Deep dive: the inheritable-audit economics of OCP S.A.F.E.
Firmware auditing has a punishing cost structure if every operator does it alone. A serious firmware security review — reverse-engineering a BMC image, auditing the secure-boot chain, probing the update mechanism — is weeks of specialist time per device family per release. Multiply by every NIC, SSD, BMC, and power-controller image in a heterogeneous fleet, then by every firmware revision, then by every operator who buys the same hardware, and the industry is paying for the same audit thousands of times over while most operators, lacking the specialists, simply skip it.

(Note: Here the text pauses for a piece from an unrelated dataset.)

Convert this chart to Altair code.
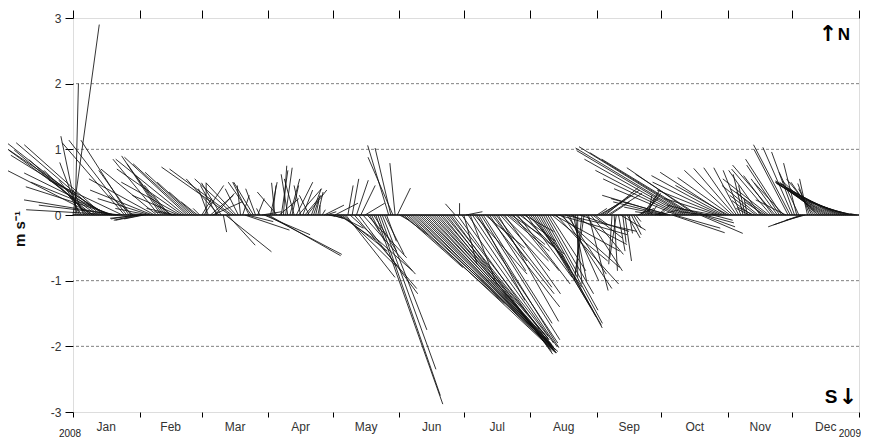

OCP S.A.F.E. restructures that into a once-audited, many-times-inherited model: the vendor pays an approved independent Security Review Provider to review against a common framework, the endorsement is published, and every downstream operator inherits the assurance instead of re-deriving it — with a required gap analysis on each new firmware release so the endorsement tracks the shipping image rather than a stale one. The strategic consequence for a buyer is that firmware assurance becomes a specification rather than a project: you write 'OCP S.A.F.E.-endorsed firmware with current gap analysis' into the procurement contract and shift the audit burden onto the supplier who is best-placed to bear it. The residual you still own is the trust in the SRP and the framework itself — which is why the program's independence and the public-ness of its findings (CVSS-scored, like any vulnerability) determine whether the inherited assurance is worth anything.